▸ Aim
State only how many lines contain the string "chart".

[START Records provided]

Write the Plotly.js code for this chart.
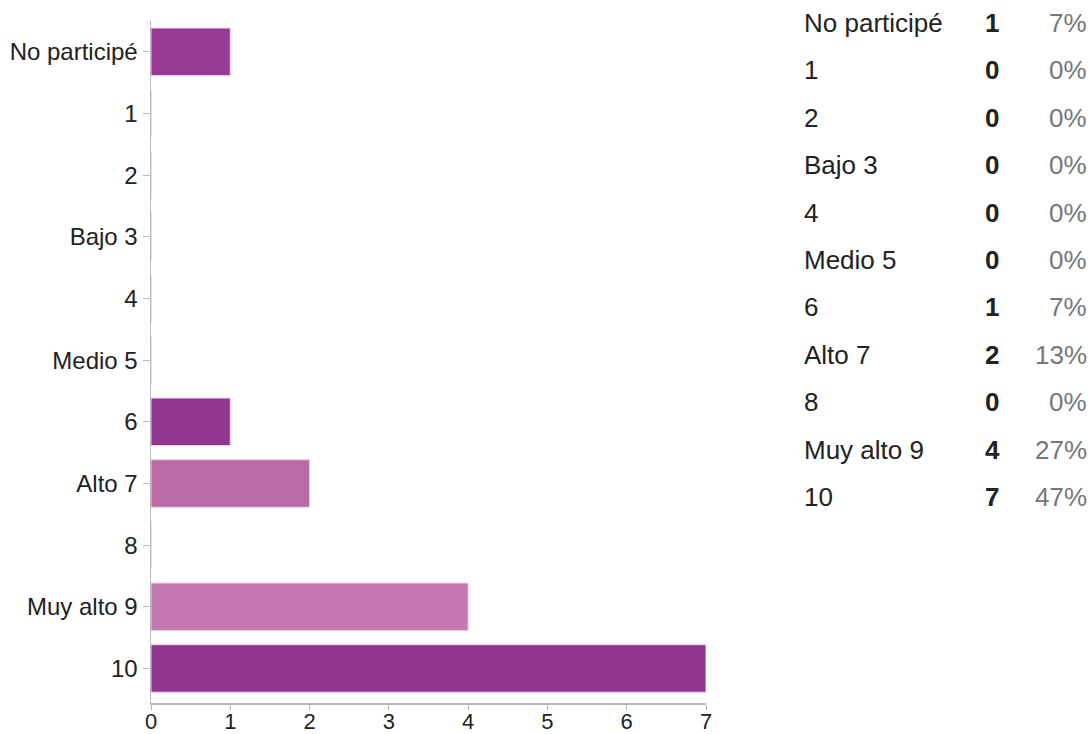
<!DOCTYPE html>
<html>
<head>
<meta charset="utf-8">
<script src="https://cdn.plot.ly/plotly-3.0.1.min.js"></script>
<style>html,body{margin:0;padding:0;background:#fff;}#chart{width:1090px;height:734px;}</style>
</head>
<body>
<div id="chart"></div>
<script>
const categories = ["No participé", "1", "2", "Bajo 3", "4", "Medio 5", "6", "Alto 7", "8", "Muy alto 9", "10"];
const counts = [1, 0, 0, 0, 0, 0, 1, 2, 0, 4, 7];
const percents = ["7%", "0%", "0%", "0%", "0%", "0%", "7%", "13%", "0%", "27%", "47%"];
const xTicks = [0, 1, 2, 3, 4, 5, 6, 7];

const barColors = ["#993a96", "#993a96", "#993a96", "#993a96", "#993a96", "#993a96",
                   "#93368f", "#bb6aa8", "#c278b2", "#c479b1", "#913591"];

const W = 1090, H = 734;
const m = {l: 151, r: 384, t: 21, b: 31};
const pw = W - m.l - m.r, ph = H - m.t - m.b;
const px2paperX = px => (px - m.l) / pw;
const px2paperY = py => 1 - (py - m.t) / ph;
const FONT = 'Liberation Sans, Arial, sans-serif';

const annotations = [];
const rowTop = 23, rowStep = 47.4;
categories.forEach((c, i) => {
  const yy = px2paperY(rowTop + i * rowStep);
  annotations.push({xref: 'paper', yref: 'paper', x: px2paperX(802), y: yy, xanchor: 'left', yanchor: 'middle',
    text: c, showarrow: false, font: {family: FONT, size: 26, color: '#222'}});
  annotations.push({xref: 'paper', yref: 'paper', x: px2paperX(992), y: yy, xanchor: 'center', yanchor: 'middle',
    text: '<b>' + counts[i] + '</b>', showarrow: false, font: {family: FONT, size: 26, color: '#222'}});
  annotations.push({xref: 'paper', yref: 'paper', x: px2paperX(1089), y: yy, xanchor: 'right', yanchor: 'middle',
    text: percents[i], showarrow: false, font: {family: FONT, size: 26, color: '#777'}});
});

const trace = {
  type: 'bar', orientation: 'h',
  x: counts, y: categories,
  width: 0.77,
  marker: {color: barColors, line: {color: '#ecd0e6', width: 1}},
  hoverinfo: 'x+y'
};

const layout = {
  width: W, height: H,
  margin: m,
  paper_bgcolor: '#fff', plot_bgcolor: '#fff',
  showlegend: false,
  font: {family: FONT, size: 23, color: '#222'},
  xaxis: {range: [0, 7], tickvals: xTicks, ticktext: xTicks.map(String), showgrid: false, zeroline: false,
          showline: true, linecolor: '#b8b8b8', linewidth: 1.5, ticks: 'outside', ticklen: 5, tickcolor: '#b8b8b8',
          ticklabelstandoff: -7,
          tickfont: {family: FONT, size: 22, color: '#222'}, fixedrange: true},
  yaxis: {type: 'category', categoryorder: 'array', categoryarray: categories, range: [10.56, -0.5],
          showgrid: false, zeroline: false, showline: true, linecolor: '#b8b8b8', linewidth: 1.5,
          ticks: 'outside', ticklen: 7, tickcolor: '#b8b8b8', tickfont: {family: FONT, size: 24, color: '#222'}, fixedrange: true},
  annotations: annotations
};

Plotly.newPlot('chart', [trace], layout, {displayModeBar: false, staticPlot: true});
</script>
</body>
</html>
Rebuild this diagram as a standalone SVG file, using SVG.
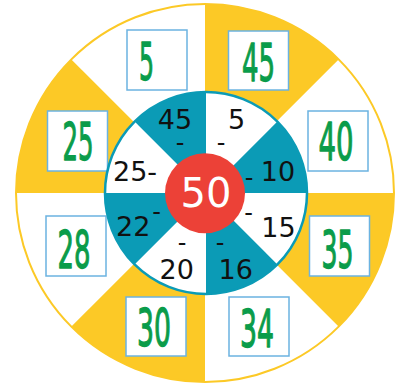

[END Records provided]

▸ Solution to this task
4